[WHAT NEEDS TO BE DONE]
Return the listing below verbatim. Pictures do not belong in the copy.

[DATASET EXTRACT]
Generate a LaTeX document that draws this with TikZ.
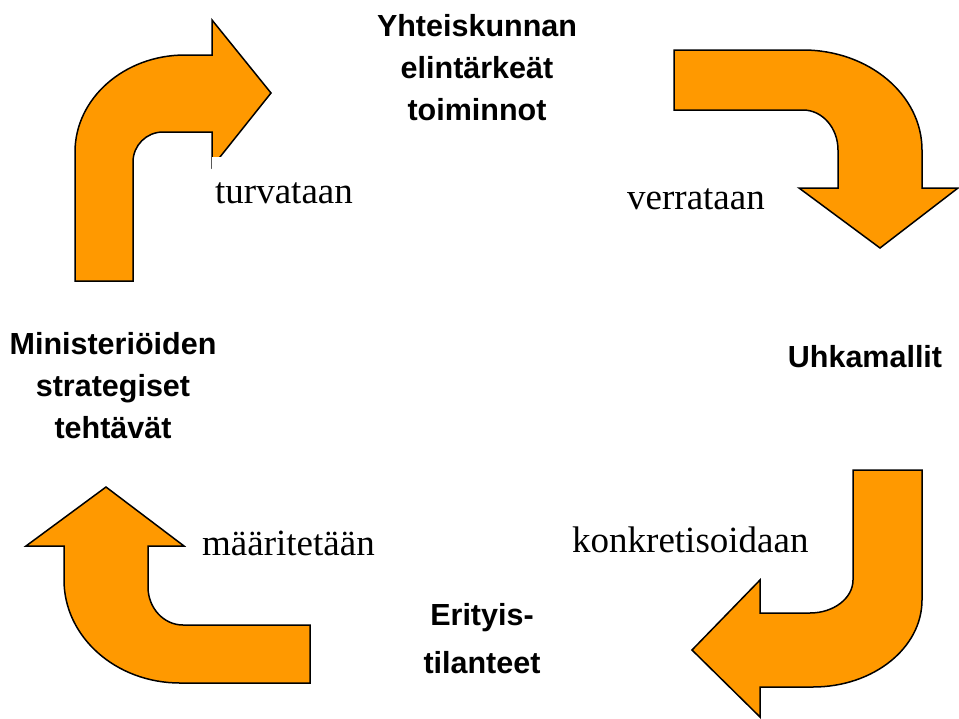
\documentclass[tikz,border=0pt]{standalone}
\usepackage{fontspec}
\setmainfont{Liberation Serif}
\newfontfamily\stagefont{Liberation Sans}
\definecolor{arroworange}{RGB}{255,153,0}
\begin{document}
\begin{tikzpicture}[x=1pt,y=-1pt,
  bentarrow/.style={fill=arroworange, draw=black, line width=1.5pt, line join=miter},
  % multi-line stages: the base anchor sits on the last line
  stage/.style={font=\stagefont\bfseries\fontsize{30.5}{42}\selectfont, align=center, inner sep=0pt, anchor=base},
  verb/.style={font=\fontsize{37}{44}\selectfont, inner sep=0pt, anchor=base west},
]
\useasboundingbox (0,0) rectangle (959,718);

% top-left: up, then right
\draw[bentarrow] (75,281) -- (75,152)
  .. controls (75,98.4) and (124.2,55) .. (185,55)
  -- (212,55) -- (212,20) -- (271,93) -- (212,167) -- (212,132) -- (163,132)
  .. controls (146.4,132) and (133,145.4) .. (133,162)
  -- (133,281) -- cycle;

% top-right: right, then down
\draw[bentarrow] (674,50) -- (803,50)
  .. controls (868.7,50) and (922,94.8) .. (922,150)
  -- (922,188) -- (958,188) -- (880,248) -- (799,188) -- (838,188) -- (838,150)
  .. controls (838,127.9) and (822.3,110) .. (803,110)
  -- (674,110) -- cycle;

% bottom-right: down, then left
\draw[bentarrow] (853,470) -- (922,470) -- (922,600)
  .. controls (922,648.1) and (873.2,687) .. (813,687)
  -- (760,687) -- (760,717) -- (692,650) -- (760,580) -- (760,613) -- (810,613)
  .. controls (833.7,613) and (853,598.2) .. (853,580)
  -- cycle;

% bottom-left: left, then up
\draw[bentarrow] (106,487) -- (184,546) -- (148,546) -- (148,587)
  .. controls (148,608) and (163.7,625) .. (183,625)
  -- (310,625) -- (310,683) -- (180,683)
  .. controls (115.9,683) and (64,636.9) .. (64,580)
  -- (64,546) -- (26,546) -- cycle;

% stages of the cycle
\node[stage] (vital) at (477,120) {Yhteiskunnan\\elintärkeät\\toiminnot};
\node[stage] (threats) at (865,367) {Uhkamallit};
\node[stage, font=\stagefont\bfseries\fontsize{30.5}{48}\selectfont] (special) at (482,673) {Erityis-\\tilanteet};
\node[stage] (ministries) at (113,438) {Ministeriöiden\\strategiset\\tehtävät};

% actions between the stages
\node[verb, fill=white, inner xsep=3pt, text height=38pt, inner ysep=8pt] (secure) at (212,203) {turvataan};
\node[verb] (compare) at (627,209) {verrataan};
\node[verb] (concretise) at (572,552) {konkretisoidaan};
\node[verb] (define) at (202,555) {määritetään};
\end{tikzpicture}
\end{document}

[RESULT FOR THIS TASK]
Generate a LaTeX document that draws this with TikZ.
\documentclass[tikz,border=0pt]{standalone}
\usepackage{fontspec}
\setmainfont{Liberation Serif}
\newfontfamily\stagefont{Liberation Sans}
\definecolor{arroworange}{RGB}{255,153,0}
\begin{document}
\begin{tikzpicture}[x=1pt,y=-1pt,
  bentarrow/.style={fill=arroworange, draw=black, line width=1.5pt, line join=miter},
  % multi-line stages: the base anchor sits on the last line
  stage/.style={font=\stagefont\bfseries\fontsize{30.5}{42}\selectfont, align=center, inner sep=0pt, anchor=base},
  verb/.style={font=\fontsize{37}{44}\selectfont, inner sep=0pt, anchor=base west},
]
\useasboundingbox (0,0) rectangle (959,718);

% top-left: up, then right
\draw[bentarrow] (75,281) -- (75,152)
  .. controls (75,98.4) and (124.2,55) .. (185,55)
  -- (212,55) -- (212,20) -- (271,93) -- (212,167) -- (212,132) -- (163,132)
  .. controls (146.4,132) and (133,145.4) .. (133,162)
  -- (133,281) -- cycle;

% top-right: right, then down
\draw[bentarrow] (674,50) -- (803,50)
  .. controls (868.7,50) and (922,94.8) .. (922,150)
  -- (922,188) -- (958,188) -- (880,248) -- (799,188) -- (838,188) -- (838,150)
  .. controls (838,127.9) and (822.3,110) .. (803,110)
  -- (674,110) -- cycle;

% bottom-right: down, then left
\draw[bentarrow] (853,470) -- (922,470) -- (922,600)
  .. controls (922,648.1) and (873.2,687) .. (813,687)
  -- (760,687) -- (760,717) -- (692,650) -- (760,580) -- (760,613) -- (810,613)
  .. controls (833.7,613) and (853,598.2) .. (853,580)
  -- cycle;

% bottom-left: left, then up
\draw[bentarrow] (106,487) -- (184,546) -- (148,546) -- (148,587)
  .. controls (148,608) and (163.7,625) .. (183,625)
  -- (310,625) -- (310,683) -- (180,683)
  .. controls (115.9,683) and (64,636.9) .. (64,580)
  -- (64,546) -- (26,546) -- cycle;

% stages of the cycle
\node[stage] (vital) at (477,120) {Yhteiskunnan\\elintärkeät\\toiminnot};
\node[stage] (threats) at (865,367) {Uhkamallit};
\node[stage, font=\stagefont\bfseries\fontsize{30.5}{48}\selectfont] (special) at (482,673) {Erityis-\\tilanteet};
\node[stage] (ministries) at (113,438) {Ministeriöiden\\strategiset\\tehtävät};

% actions between the stages
\node[verb, fill=white, inner xsep=3pt, text height=38pt, inner ysep=8pt] (secure) at (212,203) {turvataan};
\node[verb] (compare) at (627,209) {verrataan};
\node[verb] (concretise) at (572,552) {konkretisoidaan};
\node[verb] (define) at (202,555) {määritetään};
\end{tikzpicture}
\end{document}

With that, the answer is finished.